Max Mosley - Racing Career

Racing Career

While Mosley was at University, his wife was given tickets to a motor race at the Silverstone circuit. The circuit is not far from Oxford, and the couple went out of curiosity. Mosley was attracted by the sport, and when his career as a barrister was bringing in sufficient money, he started racing cars himself. The sport's indifference to his background appealed to Mosley:

There was always a certain amount of trouble until I came into motor racing. And in one of the first races I ever took part in there was a list of people when they put the practice times and I heard somebody say, 'Mosley, Max Mosley, he must be some relation of Alf Mosley, the coachbuilder.' And I thought to myself, 'I've found a world where they don't know about Oswald Mosley.' And it has always been a bit like that in motor racing: nobody gives a damn.

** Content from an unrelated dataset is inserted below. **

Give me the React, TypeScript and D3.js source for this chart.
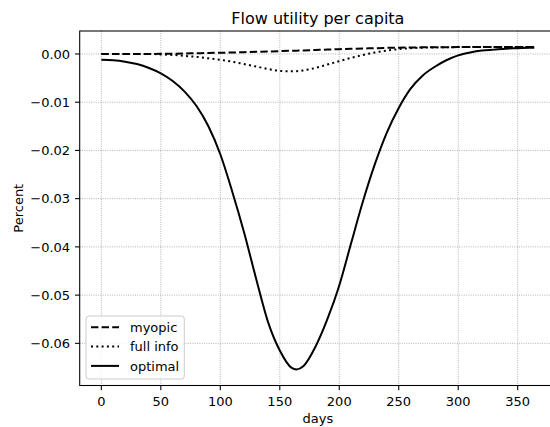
import { useEffect, useRef } from "react";
import * as d3 from "d3";

// days sampled along the year
const days = [
  0, 10, 20, 30, 40, 50, 60, 70, 80, 90, 100, 110, 120, 130, 140, 150, 160,
  164, 170, 180, 190, 200, 210, 220, 230, 240, 250, 260, 270, 280, 290, 300,
  310, 320, 330, 340, 350, 360, 364,
];

const myopic = [
  0, 0, 0, 0, 0.00001, 0.00003, 0.00006, 0.0001, 0.00015, 0.0002, 0.00025,
  0.0003, 0.00037, 0.00044, 0.0005, 0.00058, 0.00066, 0.00069, 0.00074,
  0.00083, 0.00092, 0.001, 0.00107, 0.00114, 0.0012, 0.00126, 0.0013,
  0.00134, 0.00137, 0.0014, 0.00141, 0.00142, 0.00142, 0.00142, 0.00142,
  0.00142, 0.00142, 0.00142, 0.00142,
];

const fullInfo = [
  0, 0, 0, 0, 0, -0.0001, -0.0002, -0.0004, -0.0006, -0.0009, -0.0012,
  -0.0016, -0.0021, -0.0026, -0.0031, -0.0035, -0.0036, -0.00358, -0.0034,
  -0.0029, -0.0022, -0.0015, -0.0008, -0.0002, 0.0003, 0.0007, 0.001, 0.0012,
  0.0013, 0.00135, 0.0014, 0.00142, 0.00142, 0.00142, 0.00142, 0.00142,
  0.00142, 0.00142, 0.00142,
];

const optimal = [
  -0.0012, -0.0013, -0.0016, -0.0021, -0.0029, -0.004, -0.0056, -0.0078,
  -0.0108, -0.015, -0.0208, -0.0285, -0.037, -0.0465, -0.0555, -0.0615,
  -0.0651, -0.0654, -0.0647, -0.0607, -0.055, -0.048, -0.0392, -0.0305,
  -0.0228, -0.0163, -0.0112, -0.0072, -0.0045, -0.0027, -0.0013, -0.0003,
  0.0003, 0.0007, 0.0009, 0.0011, 0.0012, 0.0013, 0.0013,
];

const xTicks = [0, 50, 100, 150, 200, 250, 300, 350];
const yTicks = [0, -0.01, -0.02, -0.03, -0.04, -0.05, -0.06];

const series = [
  { label: "myopic", values: myopic, dash: "7.4,3.2" },
  { label: "full info", values: fullInfo, dash: "2,3.3" },
  { label: "optimal", values: optimal, dash: null as string | null },
];

export default function App() {
  const svgRef = useRef<SVGSVGElement>(null);

  useEffect(() => {
    if (!svgRef.current) return;
    const svg = d3.select(svgRef.current);
    svg.selectAll("*").remove();

    const font = "DejaVu Sans, sans-serif";
    const left = 79.7;
    const right = 556;
    const top = 31;
    const bottom = 385.5;

    // matplotlib-style 5% margins
    const xMin = d3.min(days) as number;
    const xMax = d3.max(days) as number;
    const xPad = (xMax - xMin) * 0.05;
    const allY = [...myopic, ...fullInfo, ...optimal];
    const yMin = d3.min(allY) as number;
    const yMax = d3.max(allY) as number;
    const yPad = (yMax - yMin) * 0.05;

    const x = d3
      .scaleLinear()
      .domain([xMin - xPad, xMax + xPad])
      .range([left, right]);
    const y = d3
      .scaleLinear()
      .domain([yMin - yPad, yMax + yPad])
      .range([bottom, top]);

    // Grid
    const grid = svg.append("g");
    xTicks.forEach((t) => {
      grid
        .append("line")
        .attr("x1", x(t))
        .attr("x2", x(t))
        .attr("y1", top)
        .attr("y2", bottom)
        .attr("stroke", "#a0a0a0")
        .attr("stroke-width", 0.8)
        .attr("stroke-dasharray", "1,1.3");
    });
    yTicks.forEach((t) => {
      grid
        .append("line")
        .attr("x1", left)
        .attr("x2", right)
        .attr("y1", y(t))
        .attr("y2", y(t))
        .attr("stroke", "#a0a0a0")
        .attr("stroke-width", 0.8)
        .attr("stroke-dasharray", "1,1.3");
    });

    // Lines
    series.forEach((s) => {
      const line = d3
        .line<number>()
        .x((_, i) => x(days[i]))
        .y((d) => y(d))
        .curve(d3.curveMonotoneX);
      const p = svg
        .append("path")
        .datum(s.values)
        .attr("fill", "none")
        .attr("stroke", "#000")
        .attr("stroke-width", 2)
        .attr("d", line);
      if (s.dash) p.attr("stroke-dasharray", s.dash);
    });

    // Frame
    svg
      .append("rect")
      .attr("x", left)
      .attr("y", top)
      .attr("width", right - left)
      .attr("height", bottom - top)
      .attr("fill", "none")
      .attr("stroke", "#000")
      .attr("stroke-width", 1.07);

    // X axis ticks
    xTicks.forEach((t) => {
      svg
        .append("line")
        .attr("x1", x(t))
        .attr("x2", x(t))
        .attr("y1", bottom)
        .attr("y2", bottom + 4.7)
        .attr("stroke", "#000")
        .attr("stroke-width", 1.07);
      svg
        .append("text")
        .attr("x", x(t))
        .attr("y", bottom + 20.5)
        .attr("text-anchor", "middle")
        .style("font-family", font)
        .style("font-size", "13px")
        .text(d3.format("d")(t));
    });

    // Y axis ticks
    yTicks.forEach((t) => {
      svg
        .append("line")
        .attr("x1", left)
        .attr("x2", left - 4.7)
        .attr("y1", y(t))
        .attr("y2", y(t))
        .attr("stroke", "#000")
        .attr("stroke-width", 1.07);
      svg
        .append("text")
        .attr("x", left - 9.6)
        .attr("y", y(t))
        .attr("dy", "0.36em")
        .attr("text-anchor", "end")
        .style("font-family", font)
        .style("font-size", "13px")
        .text(d3.format(".2f")(t).replace("-", "\u2212"));
    });

    // Title and labels
    svg
      .append("text")
      .attr("x", (left + right) / 2)
      .attr("y", 24)
      .attr("text-anchor", "middle")
      .style("font-family", font)
      .style("font-size", "16px")
      .text("Flow utility per capita");

    svg
      .append("text")
      .attr("x", (left + right) / 2)
      .attr("y", 423)
      .attr("text-anchor", "middle")
      .style("font-family", font)
      .style("font-size", "13px")
      .text("days");

    svg
      .append("text")
      .attr("transform", `translate(22.5,${(top + bottom) / 2}) rotate(-90)`)
      .attr("text-anchor", "middle")
      .style("font-family", font)
      .style("font-size", "13px")
      .text("Percent");

    // Legend
    const legend = svg.append("g").attr("transform", "translate(86,316)");
    legend
      .append("rect")
      .attr("width", 98.3)
      .attr("height", 63)
      .attr("rx", 3)
      .attr("fill", "#fff")
      .attr("fill-opacity", 0.8)
      .attr("stroke", "#ccc")
      .attr("stroke-width", 1);
    series.forEach((s, i) => {
      const cy = 11.3 + i * 19.3;
      const l = legend
        .append("line")
        .attr("x1", 5)
        .attr("x2", 33)
        .attr("y1", cy)
        .attr("y2", cy)
        .attr("stroke", "#000")
        .attr("stroke-width", 2);
      if (s.dash) l.attr("stroke-dasharray", s.dash);
      legend
        .append("text")
        .attr("x", 44)
        .attr("y", cy)
        .attr("dy", "0.36em")
        .style("font-family", font)
        .style("font-size", "13px")
        .text(s.label);
    });
  }, []);

  return (
    <svg
      ref={svgRef}
      width={550}
      height={427}
      style={{ position: "absolute", left: 0, top: 0, background: "#fff" }}
    />
  );
}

At national level in the UK, Mosley competed in over 40 races in 1966 and 1967; he won 12 and set several class lap records. In 1968, he formed the London Racing Team in partnership with driver Chris Lambert to compete in European Formula Two, which at that time was the level of racing just below Formula One. Their cars were prepared by Frank Williams, later a Formula One team owner. It was a dangerous time to race. Early in the year, Mosley competed in the 1968 Deutschland Trophäe, the Formula Two race at Hockenheim in which double world champion Jim Clark was killed, and within two years both of Mosley's 1968 team mates were dead in racing accidents. Mosley's best result that year was an eighth place at a non-championship race at Monza. Engine builder Brian Hart says that as a driver, Mosley "might not have been particularly quick, but he was a thinking driver. He kept out of trouble and generally used his head."